[DIRECTIVE]: Give back the full listing verbatim, apart from its images.

......

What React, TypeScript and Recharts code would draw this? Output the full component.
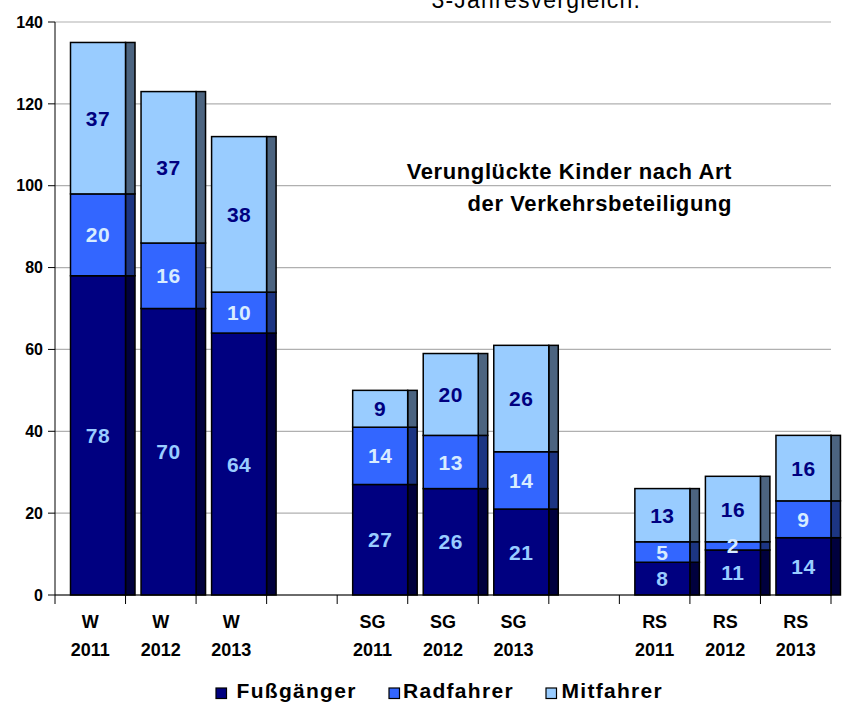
import { BarChart, Bar, XAxis, YAxis, CartesianGrid, LabelList } from "recharts";

// categories (empty slots are the gaps between the groups)
const regions = ["W", "W", "W", "", "SG", "SG", "SG", "", "RS", "RS", "RS"];
const years = ["2011", "2012", "2013", "", "2011", "2012", "2013", "", "2011", "2012", "2013"];

// values per series
const fussgaenger = [78, 70, 64, null, 27, 26, 21, null, 8, 11, 14];
const radfahrer = [20, 16, 10, null, 14, 13, 14, null, 5, 2, 9];
const mitfahrer = [37, 37, 38, null, 9, 20, 26, null, 13, 16, 16];

const yTicks = [0, 20, 40, 60, 80, 100, 120, 140];

const data = regions.map((r, i) => ({
  key: `${r}-${years[i]}-${i}`,
  fuss: fussgaenger[i],
  rad: radfahrer[i],
  mit: mitfahrer[i],
}));

const series = [
  { key: "fuss", name: "Fußgänger", fill: "#000080", side: "#00003d", label: "#99ccff" },
  { key: "rad", name: "Radfahrer", fill: "#3366ff", side: "#1c3583", label: "#d8ecff" },
  { key: "mit", name: "Mitfahrer", fill: "#99ccff", side: "#4c6480", label: "#000080" },
];

const FONT = "'Liberation Sans', Arial, sans-serif";
const W = 843;
const H = 702;
const M = { top: 22, right: 12, left: 0, bottom: 37 };
const Y_W = 55;
const HALF = (W - M.right - Y_W) / regions.length / 2;
const SHIFT = 7.5; // bars sit right of the slot centre (3D look)
const DEPTH = 9.5;

const makeShape = (fill: string, side: string) => (p: any) => {
  const { x, y, width, height } = p;
  if (!height || height <= 0) return null;
  const fx = x + SHIFT;
  return (
    <g>
      <rect x={fx + width} y={y} width={DEPTH} height={height} fill={side} stroke="#000" strokeWidth={1.5} />
      <rect x={fx} y={y} width={width} height={height} fill={fill} stroke="#000" strokeWidth={1.5} />
    </g>
  );
};

const makeLabel = (color: string) => (p: any) => {
  const vb = p.viewBox ?? p;
  if (p.value == null) return null;
  return (
    <text
      x={vb.x + SHIFT + vb.width / 2}
      y={vb.y + vb.height / 2}
      dy="0.36em"
      textAnchor="middle"
      fill={color}
      fontSize={21}
      fontWeight="bold"
      fontFamily={FONT}
      letterSpacing={0.5}
    >
      {p.value}
    </text>
  );
};

function XTick(p: any) {
  const { x, y } = p;
  const i = p.payload?.index ?? p.index;
  const last = i === regions.length - 1;
  return (
    <g>
      <line x1={x - HALF} x2={x - HALF} y1={y} y2={y + 9} stroke="#000" />
      {last && <line x1={x + HALF} x2={x + HALF} y1={y} y2={y + 9} stroke="#000" />}
      <text x={x} y={y + 33} textAnchor="middle" fontSize={18} fontWeight="bold" fontFamily={FONT} fill="#000">
        {regions[i]}
      </text>
      <text x={x} y={y + 61} textAnchor="middle" fontSize={18} fontWeight="bold" fontFamily={FONT} fill="#000">
        {years[i]}
      </text>
    </g>
  );
}

const legendPos = [
  { sq: 216, tx: 236.5 },
  { sq: 389, tx: 403 },
  { sq: 546, tx: 561.5 },
];

export default function App() {
  return (
    <div style={{ position: "absolute", left: 0, top: 0, width: W, height: H, background: "#fff" }}>
      <BarChart width={W} height={H} data={data} margin={M} barSize={55}>
        <CartesianGrid vertical={false} stroke="#b0b0b0" strokeWidth={1.2} />
        <XAxis
          dataKey="key"
          tick={<XTick />}
          tickLine={false}
          tickSize={0}
          tickMargin={0}
          interval={0}
          height={70}
          axisLine={{ stroke: "#000" }}
        />
        <YAxis
          width={Y_W}
          domain={[0, 140]}
          ticks={yTicks}
          interval={0}
          tickSize={7}
          tickMargin={5}
          tickLine={{ stroke: "#000" }}
          axisLine={{ stroke: "#000" }}
          tick={{ fill: "#000", fontSize: 16, fontWeight: "bold", fontFamily: FONT }}
        />
        {series.map((s) => (
          <Bar
            key={s.key}
            dataKey={s.key}
            name={s.name}
            stackId="a"
            fill={s.fill}
            shape={makeShape(s.fill, s.side)}
            isAnimationActive={false}
          >
            <LabelList dataKey={s.key} content={makeLabel(s.label)} />
          </Bar>
        ))}
      </BarChart>
      <svg width={W} height={H} style={{ position: "absolute", left: 0, top: 0, pointerEvents: "none" }}>
        <text x={431.5} y={8} fontSize={23} fontFamily={FONT} letterSpacing={1.2} fill="#000">
          3-Jahresvergleich.
        </text>
        <text x={732} y={179} textAnchor="end" fontSize={22} fontWeight="bold" fontFamily={FONT} letterSpacing={0.6} fill="#000">
          Verunglückte Kinder nach Art
        </text>
        <text x={732} y={211} textAnchor="end" fontSize={22} fontWeight="bold" fontFamily={FONT} letterSpacing={0.6} fill="#000">
          der Verkehrsbeteiligung
        </text>
        {series.map((s, i) => (
          <g key={s.key}>
            <rect x={legendPos[i].sq} y={688} width={10.5} height={10.5} fill={s.fill} stroke="#000" strokeWidth={1.2} />
            <text x={legendPos[i].tx} y={698} fontSize={21} fontWeight="bold" fontFamily={FONT} letterSpacing={1.3} fill="#000">
              {s.name}
            </text>
          </g>
        ))}
      </svg>
    </div>
  );
}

......

[ANSWER TO THIS TASK]:
What React, TypeScript and Recharts code would draw this? Output the full component.
import { BarChart, Bar, XAxis, YAxis, CartesianGrid, LabelList } from "recharts";

// categories (empty slots are the gaps between the groups)
const regions = ["W", "W", "W", "", "SG", "SG", "SG", "", "RS", "RS", "RS"];
const years = ["2011", "2012", "2013", "", "2011", "2012", "2013", "", "2011", "2012", "2013"];

// values per series
const fussgaenger = [78, 70, 64, null, 27, 26, 21, null, 8, 11, 14];
const radfahrer = [20, 16, 10, null, 14, 13, 14, null, 5, 2, 9];
const mitfahrer = [37, 37, 38, null, 9, 20, 26, null, 13, 16, 16];

const yTicks = [0, 20, 40, 60, 80, 100, 120, 140];

const data = regions.map((r, i) => ({
  key: `${r}-${years[i]}-${i}`,
  fuss: fussgaenger[i],
  rad: radfahrer[i],
  mit: mitfahrer[i],
}));

const series = [
  { key: "fuss", name: "Fußgänger", fill: "#000080", side: "#00003d", label: "#99ccff" },
  { key: "rad", name: "Radfahrer", fill: "#3366ff", side: "#1c3583", label: "#d8ecff" },
  { key: "mit", name: "Mitfahrer", fill: "#99ccff", side: "#4c6480", label: "#000080" },
];

const FONT = "'Liberation Sans', Arial, sans-serif";
const W = 843;
const H = 702;
const M = { top: 22, right: 12, left: 0, bottom: 37 };
const Y_W = 55;
const HALF = (W - M.right - Y_W) / regions.length / 2;
const SHIFT = 7.5; // bars sit right of the slot centre (3D look)
const DEPTH = 9.5;

const makeShape = (fill: string, side: string) => (p: any) => {
  const { x, y, width, height } = p;
  if (!height || height <= 0) return null;
  const fx = x + SHIFT;
  return (
    <g>
      <rect x={fx + width} y={y} width={DEPTH} height={height} fill={side} stroke="#000" strokeWidth={1.5} />
      <rect x={fx} y={y} width={width} height={height} fill={fill} stroke="#000" strokeWidth={1.5} />
    </g>
  );
};

const makeLabel = (color: string) => (p: any) => {
  const vb = p.viewBox ?? p;
  if (p.value == null) return null;
  return (
    <text
      x={vb.x + SHIFT + vb.width / 2}
      y={vb.y + vb.height / 2}
      dy="0.36em"
      textAnchor="middle"
      fill={color}
      fontSize={21}
      fontWeight="bold"
      fontFamily={FONT}
      letterSpacing={0.5}
    >
      {p.value}
    </text>
  );
};

function XTick(p: any) {
  const { x, y } = p;
  const i = p.payload?.index ?? p.index;
  const last = i === regions.length - 1;
  return (
    <g>
      <line x1={x - HALF} x2={x - HALF} y1={y} y2={y + 9} stroke="#000" />
      {last && <line x1={x + HALF} x2={x + HALF} y1={y} y2={y + 9} stroke="#000" />}
      <text x={x} y={y + 33} textAnchor="middle" fontSize={18} fontWeight="bold" fontFamily={FONT} fill="#000">
        {regions[i]}
      </text>
      <text x={x} y={y + 61} textAnchor="middle" fontSize={18} fontWeight="bold" fontFamily={FONT} fill="#000">
        {years[i]}
      </text>
    </g>
  );
}

const legendPos = [
  { sq: 216, tx: 236.5 },
  { sq: 389, tx: 403 },
  { sq: 546, tx: 561.5 },
];

export default function App() {
  return (
    <div style={{ position: "absolute", left: 0, top: 0, width: W, height: H, background: "#fff" }}>
      <BarChart width={W} height={H} data={data} margin={M} barSize={55}>
        <CartesianGrid vertical={false} stroke="#b0b0b0" strokeWidth={1.2} />
        <XAxis
          dataKey="key"
          tick={<XTick />}
          tickLine={false}
          tickSize={0}
          tickMargin={0}
          interval={0}
          height={70}
          axisLine={{ stroke: "#000" }}
        />
        <YAxis
          width={Y_W}
          domain={[0, 140]}
          ticks={yTicks}
          interval={0}
          tickSize={7}
          tickMargin={5}
          tickLine={{ stroke: "#000" }}
          axisLine={{ stroke: "#000" }}
          tick={{ fill: "#000", fontSize: 16, fontWeight: "bold", fontFamily: FONT }}
        />
        {series.map((s) => (
          <Bar
            key={s.key}
            dataKey={s.key}
            name={s.name}
            stackId="a"
            fill={s.fill}
            shape={makeShape(s.fill, s.side)}
            isAnimationActive={false}
          >
            <LabelList dataKey={s.key} content={makeLabel(s.label)} />
          </Bar>
        ))}
      </BarChart>
      <svg width={W} height={H} style={{ position: "absolute", left: 0, top: 0, pointerEvents: "none" }}>
        <text x={431.5} y={8} fontSize={23} fontFamily={FONT} letterSpacing={1.2} fill="#000">
          3-Jahresvergleich.
        </text>
        <text x={732} y={179} textAnchor="end" fontSize={22} fontWeight="bold" fontFamily={FONT} letterSpacing={0.6} fill="#000">
          Verunglückte Kinder nach Art
        </text>
        <text x={732} y={211} textAnchor="end" fontSize={22} fontWeight="bold" fontFamily={FONT} letterSpacing={0.6} fill="#000">
          der Verkehrsbeteiligung
        </text>
        {series.map((s, i) => (
          <g key={s.key}>
            <rect x={legendPos[i].sq} y={688} width={10.5} height={10.5} fill={s.fill} stroke="#000" strokeWidth={1.2} />
            <text x={legendPos[i].tx} y={698} fontSize={21} fontWeight="bold" fontFamily={FONT} letterSpacing={1.3} fill="#000">
              {s.name}
            </text>
          </g>
        ))}
      </svg>
    </div>
  );
}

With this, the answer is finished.